More equality means less CO2 says Hackney Friends of the Earth
Wow – I’ve just listened to the Wild Hackney podcast – excellent. I’d recommend it: ‘The chicken and chip shops lay barren…’.
It looks at a (dis?)topian future where Hackney has been flooded and a few eclectic characters survive. Not to be too morbid, but I wonder who would survive in the event that the waters rise?
I hope Bear Grylls would, otherwise he’s been somewhat mis-selling himself. I’m not sure environmentalists as a group would – I can’t imagine my hoarded stashes of as-yet-unrecyclable plastic items is really going to come in handy.
But I wonder if the fact that I’m white, middle-class and – in the grand scheme of things – quite affluent , would help me along? Certainly Hurricane Katrina disproportionately affected lower-income residents of New Orleans, because they were more likely to be living in flood-risk areas and also less likely to have somewhere to go when the flooding began.
If you look at the distribution of carbon emissions and income you see something striking. A map of Haringey (sic) that I saw recently showed a close relationship between higher income areas of the borough, and higher levels of carbon emissions. Standards of living in lower income areas should of course be improved, but does that necessarily mean that carbon emissions will rise? Let’s look at it from another angle: if we reduce inequality, will carbon emissions lower?
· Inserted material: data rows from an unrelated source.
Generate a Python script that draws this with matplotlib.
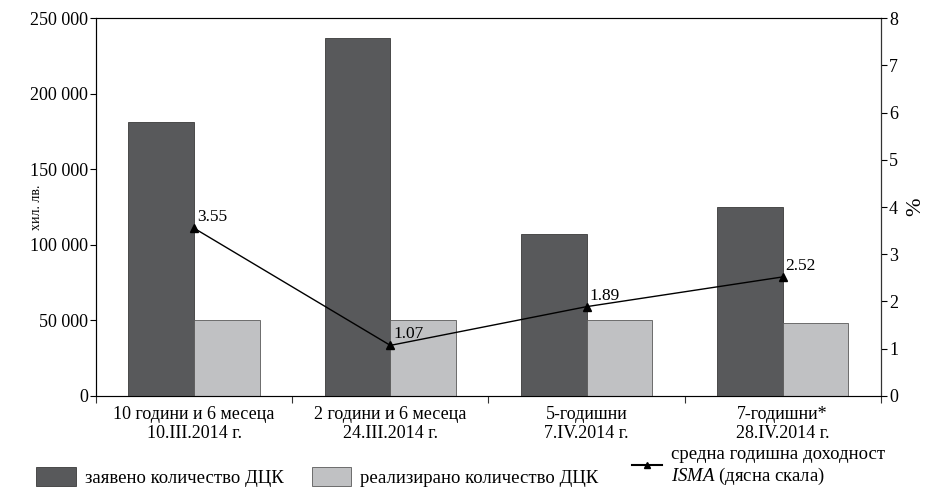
import numpy as np
import matplotlib.pyplot as plt
from matplotlib.patches import Patch
from matplotlib.lines import Line2D
from matplotlib.ticker import FuncFormatter

plt.rcParams['font.family'] = ['Liberation Serif', 'DejaVu Serif']
plt.rcParams['mathtext.fontset'] = 'custom'
plt.rcParams['mathtext.it'] = 'Liberation Serif:italic'
plt.rcParams['mathtext.rm'] = 'Liberation Serif'

categories = ['10 години и 6 месеца\n10.III.2014 г.', '2 години и 6 месеца\n24.III.2014 г.',
              '5-годишни\n7.IV.2014 г.', '7-годишни*\n28.IV.2014 г.']
requested = [181000, 237000, 107000, 125000]
sold = [50000, 50000, 50000, 48500]
yield_isma = [3.55, 1.07, 1.89, 2.52]

dark = '#58595b'
light = '#c0c1c3'

fig = plt.figure(figsize=(9.33, 4.9), dpi=100)
ax = fig.add_axes([0.103, 0.192, 0.841, 0.771])
x = np.arange(len(categories))
w = 0.335
ax.bar(x - w / 2, requested, w, color=dark, edgecolor='#3a3a3a', linewidth=0.6)
ax.bar(x + w / 2, sold, w, color=light, edgecolor='#5a5a5a', linewidth=0.6)
ax.set_xlim(-0.5, len(categories) - 0.5)
ax.set_ylim(0, 250000)
ax.set_yticks(np.arange(0, 250001, 50000))
ax.yaxis.set_major_formatter(FuncFormatter(lambda v, p: f'{int(v):,}'.replace(',', ' ')))
ax.set_xticks(np.arange(-0.5, len(categories)), minor=False)
ax.set_xticklabels([])
ax.set_xticks(x, minor=True)
ax.set_xticklabels(categories, minor=True, fontsize=13, linespacing=1.15)
ax.tick_params(axis='x', which='minor', length=0, pad=7)
ax.tick_params(axis='x', which='major', length=5, color='#333333')
ax.tick_params(axis='y', labelsize=13, length=4, pad=2)
ax.set_ylabel('хил. лв.', fontsize=10)
ax.yaxis.set_label_coords(-0.068, 0.5)
for s in ['top', 'bottom']:
    ax.spines[s].set_color('#777777')
ax.spines['left'].set_color('#333333')

ax2 = ax.twinx()
ax2.plot(x, yield_isma, color='black', linewidth=1, marker='^', markersize=6)
ax2.set_ylim(0, 8)
ax2.set_yticks(range(0, 9))
ax2.tick_params(axis='y', labelsize=13, length=4, pad=2)
ax2.set_ylabel('%', fontsize=16, labelpad=6)
ax2.spines['right'].set_color('#333333')
for xi, v in zip(x, yield_isma):
    ax2.annotate(f'{v:.2f}', (xi, v), xytext=(2, 5), textcoords='offset points', fontsize=12.5)

legend_items = [
    (Patch(facecolor=dark, edgecolor='#3a3a3a', linewidth=0.6), 'заявено количество ДЦК', 0.033, 2.1),
    (Patch(facecolor=light, edgecolor='#5a5a5a', linewidth=0.6), 'реализирано количество ДЦК', 0.328, 2.1),
    (Line2D([0], [0], color='black', linewidth=1.5, marker='^', markersize=5),
     'средна годишна доходност\n$\\it{ISMA}$ (дясна скала)', 0.671, 1.6),
]
for h, lab, xpos, hl in legend_items:
    fig.legend([h], [lab], loc='lower left', bbox_to_anchor=(xpos, -0.005), frameon=False,
               fontsize=13.5, handlelength=hl, handleheight=1.25, handletextpad=0.5,
               borderaxespad=0, borderpad=0.3, labelspacing=0, columnspacing=0)

fig.savefig('out.png', dpi=100)
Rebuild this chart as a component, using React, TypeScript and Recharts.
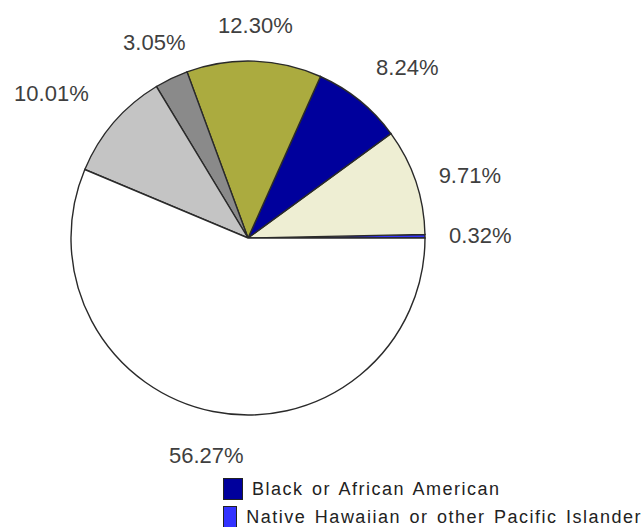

The evidence here is that it certainly will. Richard Wilkinson and Kate Pickett’s great book The Spirit Level demonstrates that health and social problems are worse in more unequal societies, but also that more equal societies are more green: status anxiety fuels consumerism, and consumerism fuels carbon emissions.
I paraphrase, but the evidence is here. Wilkinson and Pickett say: “Rather than believing that consumerism is an unavoidable expression of human nature which will inevitably prevent us from responding adequately to global warming, we need to recognise that it is a reflection of the social environment created by great inequality and which can be countered by reducing inequality.”
Potentially, this leaves us in a virtuous circle, where increased equality leads to lower carbon emissions, and lower carbon emissions reduces the threat of events such as extreme weather which affect the poorest hardest.
On an international level the same dilemma applies. In response, nations are starting to follow the contraction and convergence model, whereby a sustainable average level of carbon emissions is met by large reductions in wealthier, more historically responsible countries, and an increase in development and so carbon emissions by poorer countries.
Could this be applied locally? A host of tricky ethical issues – particularly the personalisation of relative carbon consumption – say no.
Still, I like the way contraction and convergence clearly brings environmental and social issues together into a single framework. And in reducing personal carbon emissions and allowing others to increase theirs (to an extent), we’d be directly linking a complex chain of environmental impacts into social equality, and perhaps also understanding more directly the value of the carbon we use.